— begin —

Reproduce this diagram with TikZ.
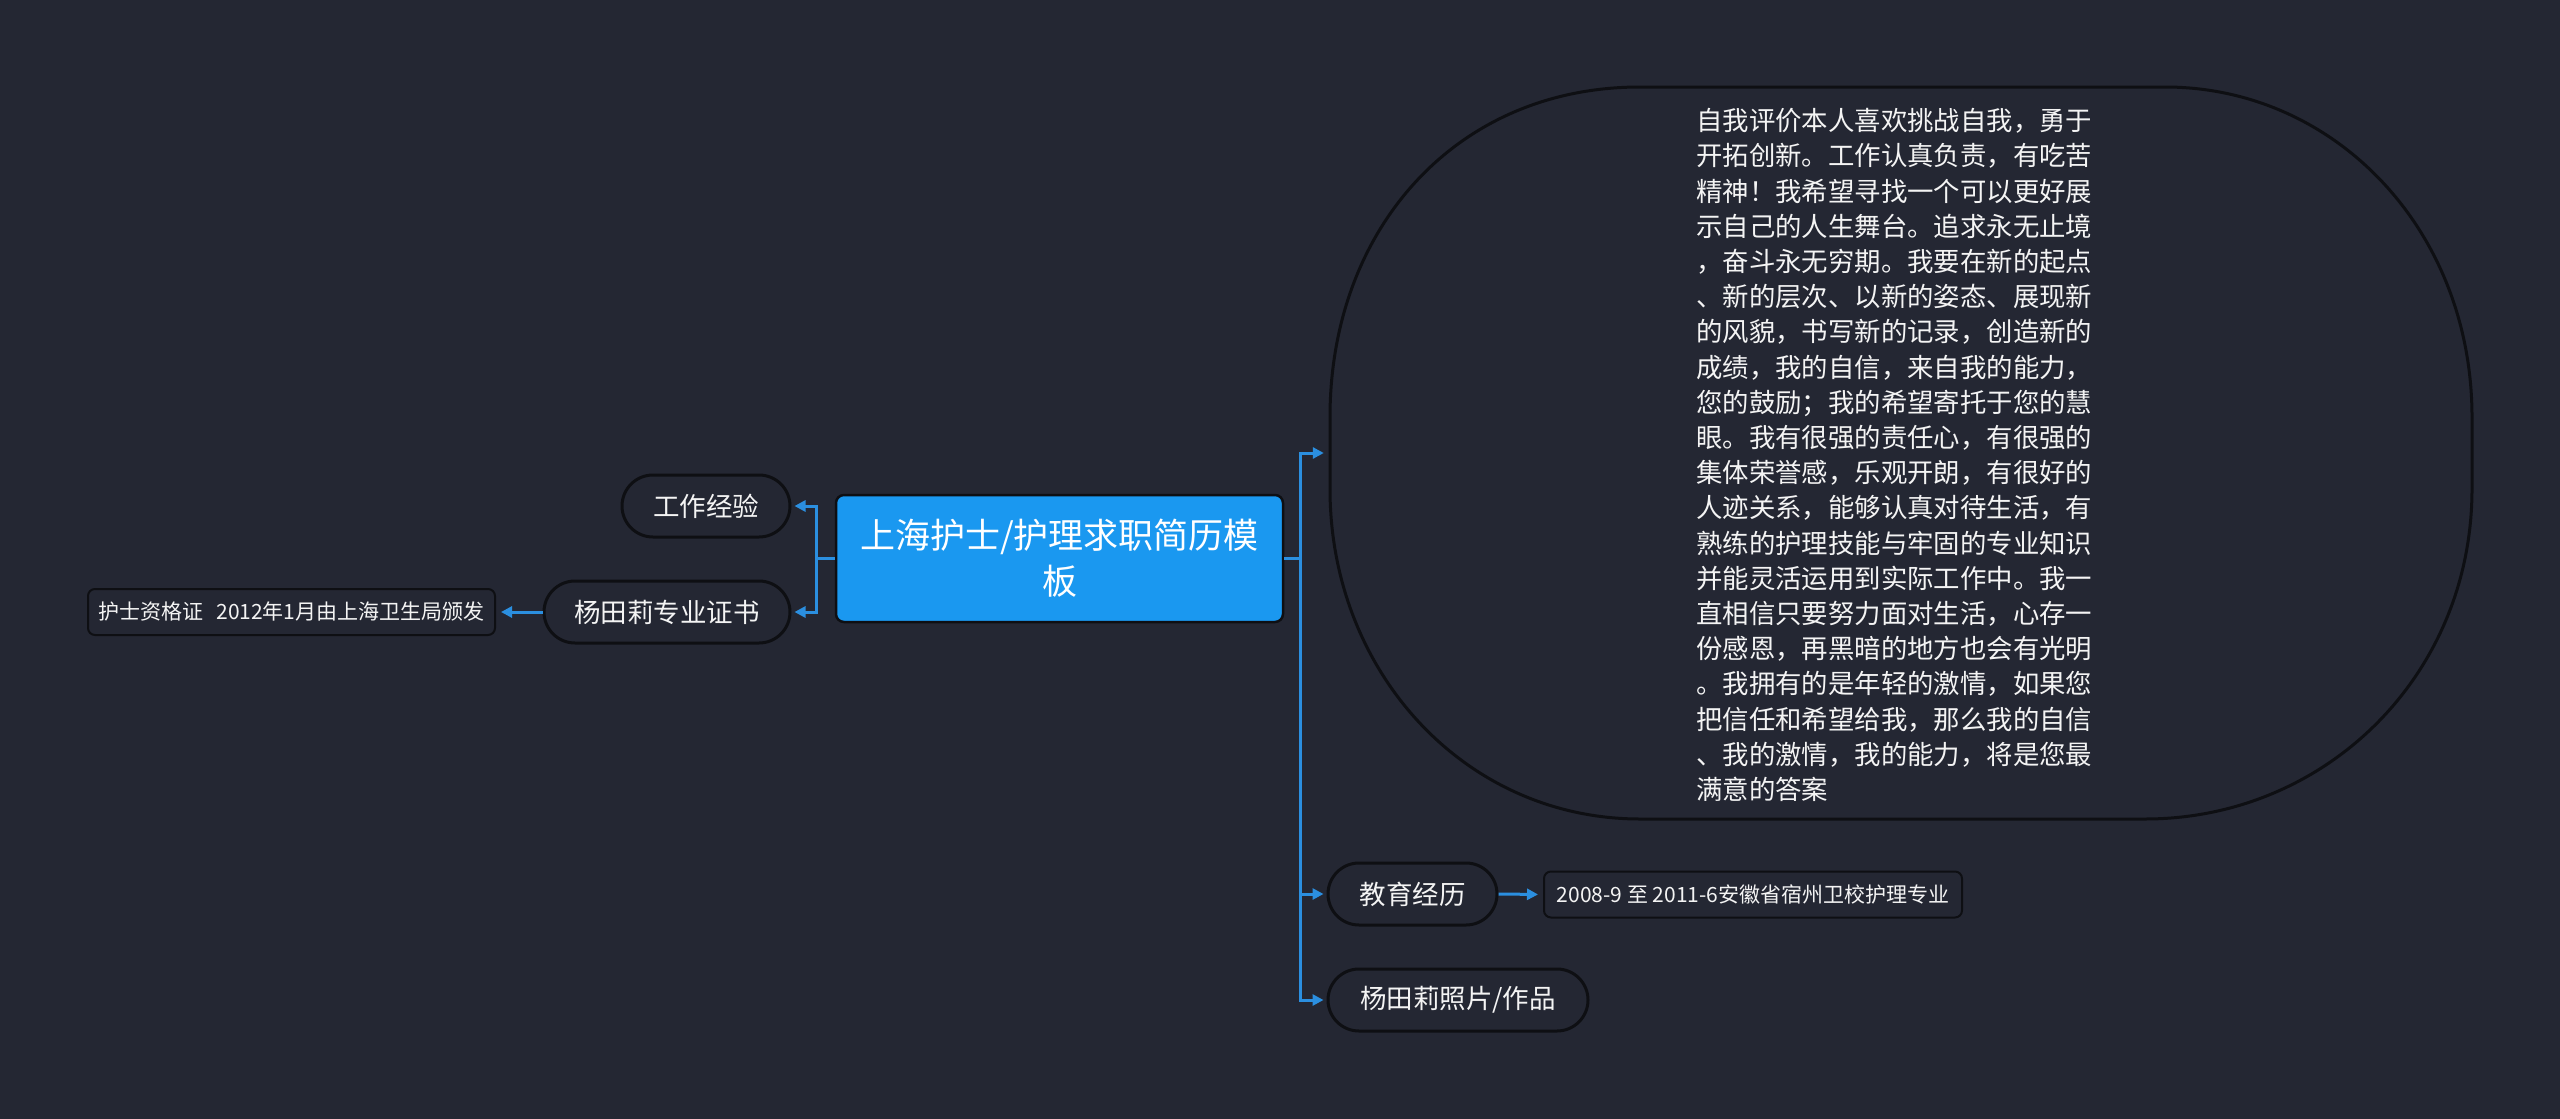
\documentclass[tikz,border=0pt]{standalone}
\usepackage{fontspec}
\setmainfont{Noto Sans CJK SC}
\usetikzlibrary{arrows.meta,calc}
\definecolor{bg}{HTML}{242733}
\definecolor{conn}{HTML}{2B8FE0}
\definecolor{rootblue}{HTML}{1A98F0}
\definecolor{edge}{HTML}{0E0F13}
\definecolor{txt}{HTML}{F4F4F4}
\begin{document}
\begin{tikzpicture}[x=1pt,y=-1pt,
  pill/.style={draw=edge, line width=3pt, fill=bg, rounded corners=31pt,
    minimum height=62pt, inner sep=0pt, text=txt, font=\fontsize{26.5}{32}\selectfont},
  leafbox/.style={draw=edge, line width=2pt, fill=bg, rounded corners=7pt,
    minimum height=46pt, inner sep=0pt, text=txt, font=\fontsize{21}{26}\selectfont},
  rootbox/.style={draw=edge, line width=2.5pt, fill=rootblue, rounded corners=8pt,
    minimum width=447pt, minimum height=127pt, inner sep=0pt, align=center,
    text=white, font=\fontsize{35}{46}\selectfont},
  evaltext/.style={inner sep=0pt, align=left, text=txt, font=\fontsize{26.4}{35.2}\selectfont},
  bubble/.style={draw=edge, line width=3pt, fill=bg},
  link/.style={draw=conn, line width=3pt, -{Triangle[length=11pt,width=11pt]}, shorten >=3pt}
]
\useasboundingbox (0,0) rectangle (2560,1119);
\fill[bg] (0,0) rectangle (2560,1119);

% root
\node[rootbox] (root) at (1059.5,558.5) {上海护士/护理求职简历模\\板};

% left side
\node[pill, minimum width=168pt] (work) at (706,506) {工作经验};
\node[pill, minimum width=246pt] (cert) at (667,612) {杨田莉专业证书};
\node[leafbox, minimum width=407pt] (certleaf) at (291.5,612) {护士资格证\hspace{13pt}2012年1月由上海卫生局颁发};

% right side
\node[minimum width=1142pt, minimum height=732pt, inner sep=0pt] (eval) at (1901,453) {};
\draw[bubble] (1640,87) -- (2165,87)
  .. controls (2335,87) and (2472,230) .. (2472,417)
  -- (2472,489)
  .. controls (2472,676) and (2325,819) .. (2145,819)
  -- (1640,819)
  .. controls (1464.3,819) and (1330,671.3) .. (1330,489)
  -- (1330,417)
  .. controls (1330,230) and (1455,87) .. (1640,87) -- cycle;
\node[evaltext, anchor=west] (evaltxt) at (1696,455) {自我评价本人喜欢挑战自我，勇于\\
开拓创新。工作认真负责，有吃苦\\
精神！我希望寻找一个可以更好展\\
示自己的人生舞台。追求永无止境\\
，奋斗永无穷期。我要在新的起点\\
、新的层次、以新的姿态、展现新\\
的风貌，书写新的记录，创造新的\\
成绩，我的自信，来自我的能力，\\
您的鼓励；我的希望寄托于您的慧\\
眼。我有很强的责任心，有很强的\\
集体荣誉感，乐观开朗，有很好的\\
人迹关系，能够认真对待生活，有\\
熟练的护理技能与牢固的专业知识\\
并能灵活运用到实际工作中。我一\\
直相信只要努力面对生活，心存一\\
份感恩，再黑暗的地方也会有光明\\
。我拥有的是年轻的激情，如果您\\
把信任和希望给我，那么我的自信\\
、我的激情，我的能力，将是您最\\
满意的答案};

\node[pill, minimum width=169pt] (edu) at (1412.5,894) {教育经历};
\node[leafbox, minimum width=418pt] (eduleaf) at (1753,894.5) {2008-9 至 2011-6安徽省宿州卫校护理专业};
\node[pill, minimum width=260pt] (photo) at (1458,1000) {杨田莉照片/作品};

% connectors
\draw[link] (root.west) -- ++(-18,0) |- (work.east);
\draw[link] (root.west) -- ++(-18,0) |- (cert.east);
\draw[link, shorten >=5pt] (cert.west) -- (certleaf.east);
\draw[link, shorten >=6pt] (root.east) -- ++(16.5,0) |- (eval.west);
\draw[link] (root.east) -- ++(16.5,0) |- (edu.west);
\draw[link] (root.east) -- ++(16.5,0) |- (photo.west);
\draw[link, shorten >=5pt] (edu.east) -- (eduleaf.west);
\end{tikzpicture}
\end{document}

— end —
— begin —

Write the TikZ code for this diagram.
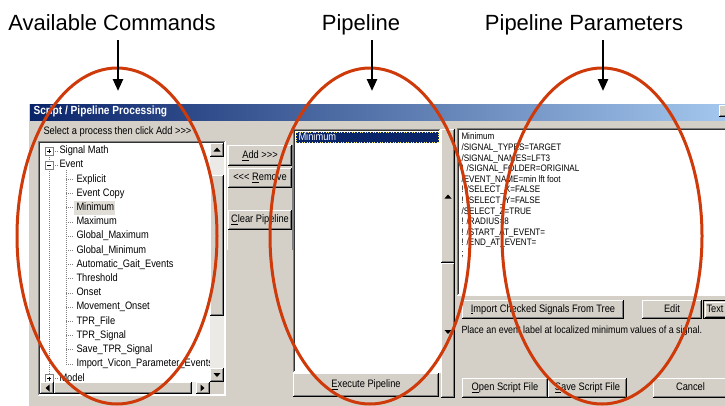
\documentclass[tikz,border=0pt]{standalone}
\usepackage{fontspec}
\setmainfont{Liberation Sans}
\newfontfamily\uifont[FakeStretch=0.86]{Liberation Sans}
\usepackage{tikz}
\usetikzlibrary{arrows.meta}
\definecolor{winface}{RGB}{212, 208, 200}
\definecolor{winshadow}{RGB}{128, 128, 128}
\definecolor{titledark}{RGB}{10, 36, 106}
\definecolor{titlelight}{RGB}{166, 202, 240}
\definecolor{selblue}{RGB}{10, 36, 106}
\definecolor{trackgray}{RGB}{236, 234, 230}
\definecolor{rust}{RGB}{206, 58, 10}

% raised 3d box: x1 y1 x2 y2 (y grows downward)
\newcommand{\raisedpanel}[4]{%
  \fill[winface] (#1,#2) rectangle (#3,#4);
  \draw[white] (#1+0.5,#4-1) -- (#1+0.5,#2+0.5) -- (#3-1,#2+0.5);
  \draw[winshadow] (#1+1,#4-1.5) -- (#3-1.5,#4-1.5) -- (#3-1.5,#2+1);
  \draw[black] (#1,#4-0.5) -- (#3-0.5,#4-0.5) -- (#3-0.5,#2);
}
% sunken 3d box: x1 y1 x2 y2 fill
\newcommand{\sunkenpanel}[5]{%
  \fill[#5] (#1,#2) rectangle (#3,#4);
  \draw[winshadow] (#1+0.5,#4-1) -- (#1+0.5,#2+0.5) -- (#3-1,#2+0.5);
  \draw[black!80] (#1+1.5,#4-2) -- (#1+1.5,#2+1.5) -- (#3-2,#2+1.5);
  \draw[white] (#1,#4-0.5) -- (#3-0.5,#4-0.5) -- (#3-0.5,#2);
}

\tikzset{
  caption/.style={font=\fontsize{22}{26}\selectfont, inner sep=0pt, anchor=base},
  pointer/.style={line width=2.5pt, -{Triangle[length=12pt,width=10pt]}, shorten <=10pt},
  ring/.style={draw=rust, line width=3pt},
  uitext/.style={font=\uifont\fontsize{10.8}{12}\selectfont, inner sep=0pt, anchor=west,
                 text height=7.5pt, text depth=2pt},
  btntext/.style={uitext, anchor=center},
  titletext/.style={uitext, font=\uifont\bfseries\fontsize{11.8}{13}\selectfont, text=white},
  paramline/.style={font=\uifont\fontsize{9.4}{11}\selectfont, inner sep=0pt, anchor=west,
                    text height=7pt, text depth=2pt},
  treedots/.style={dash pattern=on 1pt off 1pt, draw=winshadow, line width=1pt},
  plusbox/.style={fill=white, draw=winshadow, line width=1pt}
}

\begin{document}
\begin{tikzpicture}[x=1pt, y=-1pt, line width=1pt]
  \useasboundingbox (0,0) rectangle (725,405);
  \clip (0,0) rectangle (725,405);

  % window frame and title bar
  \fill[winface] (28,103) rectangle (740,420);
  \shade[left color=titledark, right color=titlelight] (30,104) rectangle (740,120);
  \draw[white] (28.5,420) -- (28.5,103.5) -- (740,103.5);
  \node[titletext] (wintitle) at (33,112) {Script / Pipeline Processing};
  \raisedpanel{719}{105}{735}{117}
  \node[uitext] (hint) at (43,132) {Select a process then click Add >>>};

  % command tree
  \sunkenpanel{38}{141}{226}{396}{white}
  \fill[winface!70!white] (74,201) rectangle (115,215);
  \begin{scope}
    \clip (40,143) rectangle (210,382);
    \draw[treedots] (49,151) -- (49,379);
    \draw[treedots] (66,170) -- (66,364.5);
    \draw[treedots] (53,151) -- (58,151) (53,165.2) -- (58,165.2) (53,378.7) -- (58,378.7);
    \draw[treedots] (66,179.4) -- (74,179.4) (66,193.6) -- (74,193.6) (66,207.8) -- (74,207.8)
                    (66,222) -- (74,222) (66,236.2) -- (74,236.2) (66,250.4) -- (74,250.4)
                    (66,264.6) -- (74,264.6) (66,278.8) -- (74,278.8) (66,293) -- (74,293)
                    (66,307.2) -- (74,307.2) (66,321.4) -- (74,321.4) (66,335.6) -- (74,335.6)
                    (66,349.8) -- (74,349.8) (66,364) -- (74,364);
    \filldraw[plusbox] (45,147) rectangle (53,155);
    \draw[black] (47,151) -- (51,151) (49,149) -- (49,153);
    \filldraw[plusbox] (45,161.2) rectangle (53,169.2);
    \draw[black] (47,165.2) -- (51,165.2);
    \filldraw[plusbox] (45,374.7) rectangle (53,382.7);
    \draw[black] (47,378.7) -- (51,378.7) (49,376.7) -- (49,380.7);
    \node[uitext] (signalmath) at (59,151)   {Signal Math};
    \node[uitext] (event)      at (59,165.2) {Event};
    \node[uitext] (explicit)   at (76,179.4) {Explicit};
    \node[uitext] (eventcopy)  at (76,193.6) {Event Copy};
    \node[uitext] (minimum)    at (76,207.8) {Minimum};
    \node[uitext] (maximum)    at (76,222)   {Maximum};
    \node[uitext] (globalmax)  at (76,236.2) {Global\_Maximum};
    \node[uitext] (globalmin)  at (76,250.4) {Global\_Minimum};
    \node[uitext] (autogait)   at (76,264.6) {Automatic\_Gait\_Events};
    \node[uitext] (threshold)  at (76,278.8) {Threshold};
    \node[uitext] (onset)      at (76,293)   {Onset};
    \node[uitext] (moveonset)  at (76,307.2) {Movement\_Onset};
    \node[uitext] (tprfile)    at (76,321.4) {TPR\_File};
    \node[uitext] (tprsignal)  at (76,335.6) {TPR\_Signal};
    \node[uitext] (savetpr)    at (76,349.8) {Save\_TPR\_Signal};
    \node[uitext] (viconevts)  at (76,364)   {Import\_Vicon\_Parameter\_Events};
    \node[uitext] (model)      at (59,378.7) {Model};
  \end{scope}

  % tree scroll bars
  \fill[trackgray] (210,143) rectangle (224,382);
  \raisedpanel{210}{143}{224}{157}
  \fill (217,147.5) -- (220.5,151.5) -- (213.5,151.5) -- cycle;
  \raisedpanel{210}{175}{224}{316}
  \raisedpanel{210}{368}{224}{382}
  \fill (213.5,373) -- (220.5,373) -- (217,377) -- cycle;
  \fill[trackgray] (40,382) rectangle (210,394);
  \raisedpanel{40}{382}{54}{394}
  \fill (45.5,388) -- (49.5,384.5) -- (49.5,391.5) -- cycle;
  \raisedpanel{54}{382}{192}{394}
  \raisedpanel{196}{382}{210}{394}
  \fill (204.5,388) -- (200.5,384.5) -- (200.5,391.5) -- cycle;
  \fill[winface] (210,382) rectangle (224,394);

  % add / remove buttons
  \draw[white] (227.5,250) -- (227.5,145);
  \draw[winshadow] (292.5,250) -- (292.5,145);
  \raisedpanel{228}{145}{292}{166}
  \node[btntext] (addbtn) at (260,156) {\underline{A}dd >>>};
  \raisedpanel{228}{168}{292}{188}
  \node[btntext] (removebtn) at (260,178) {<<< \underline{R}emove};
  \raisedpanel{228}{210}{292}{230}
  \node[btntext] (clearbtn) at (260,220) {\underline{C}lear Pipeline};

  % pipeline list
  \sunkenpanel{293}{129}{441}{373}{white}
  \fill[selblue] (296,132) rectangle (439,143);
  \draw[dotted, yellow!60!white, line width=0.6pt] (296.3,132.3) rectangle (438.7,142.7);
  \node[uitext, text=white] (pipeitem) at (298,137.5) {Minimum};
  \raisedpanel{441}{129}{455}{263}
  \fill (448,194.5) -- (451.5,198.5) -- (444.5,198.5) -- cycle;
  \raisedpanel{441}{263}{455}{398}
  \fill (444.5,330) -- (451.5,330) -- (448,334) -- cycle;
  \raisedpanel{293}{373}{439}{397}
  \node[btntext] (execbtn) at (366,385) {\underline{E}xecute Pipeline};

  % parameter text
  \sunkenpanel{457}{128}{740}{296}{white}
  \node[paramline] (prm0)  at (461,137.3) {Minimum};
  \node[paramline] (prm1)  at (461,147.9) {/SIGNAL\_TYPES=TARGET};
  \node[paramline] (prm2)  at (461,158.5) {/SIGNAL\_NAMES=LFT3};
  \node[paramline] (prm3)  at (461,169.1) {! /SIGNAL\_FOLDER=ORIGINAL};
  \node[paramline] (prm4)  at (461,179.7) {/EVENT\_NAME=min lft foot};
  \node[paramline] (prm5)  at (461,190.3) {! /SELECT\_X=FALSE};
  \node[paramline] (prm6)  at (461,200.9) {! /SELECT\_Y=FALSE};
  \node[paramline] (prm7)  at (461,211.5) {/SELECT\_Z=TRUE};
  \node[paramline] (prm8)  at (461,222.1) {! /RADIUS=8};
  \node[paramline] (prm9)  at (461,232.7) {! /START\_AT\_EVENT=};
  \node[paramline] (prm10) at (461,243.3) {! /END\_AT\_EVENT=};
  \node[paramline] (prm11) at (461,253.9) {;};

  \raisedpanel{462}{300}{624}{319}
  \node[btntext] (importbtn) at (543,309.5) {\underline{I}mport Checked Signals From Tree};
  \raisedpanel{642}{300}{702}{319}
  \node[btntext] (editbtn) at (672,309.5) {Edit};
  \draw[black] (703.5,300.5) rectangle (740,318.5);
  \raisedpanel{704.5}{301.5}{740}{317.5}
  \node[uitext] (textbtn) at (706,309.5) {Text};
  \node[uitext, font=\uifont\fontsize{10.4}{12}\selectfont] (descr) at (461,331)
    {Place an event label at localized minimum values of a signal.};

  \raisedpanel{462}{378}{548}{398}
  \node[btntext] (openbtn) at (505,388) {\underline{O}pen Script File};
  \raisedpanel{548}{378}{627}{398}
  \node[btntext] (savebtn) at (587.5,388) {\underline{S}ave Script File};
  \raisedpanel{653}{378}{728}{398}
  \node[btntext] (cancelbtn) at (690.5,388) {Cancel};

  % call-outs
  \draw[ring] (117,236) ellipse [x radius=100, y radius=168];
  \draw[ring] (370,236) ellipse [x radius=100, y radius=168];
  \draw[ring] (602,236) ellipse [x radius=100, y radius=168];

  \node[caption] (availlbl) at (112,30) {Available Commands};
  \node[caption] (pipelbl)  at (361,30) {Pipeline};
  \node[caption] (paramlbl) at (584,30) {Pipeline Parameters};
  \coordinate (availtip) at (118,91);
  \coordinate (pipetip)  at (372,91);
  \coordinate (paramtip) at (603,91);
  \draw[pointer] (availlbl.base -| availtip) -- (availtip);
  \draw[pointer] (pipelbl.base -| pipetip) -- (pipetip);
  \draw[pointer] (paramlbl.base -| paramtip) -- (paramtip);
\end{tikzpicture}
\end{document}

— end —

Return only those lines of the records that contain the string "diagram".

Reproduce this diagram with TikZ.
Write the TikZ code for this diagram.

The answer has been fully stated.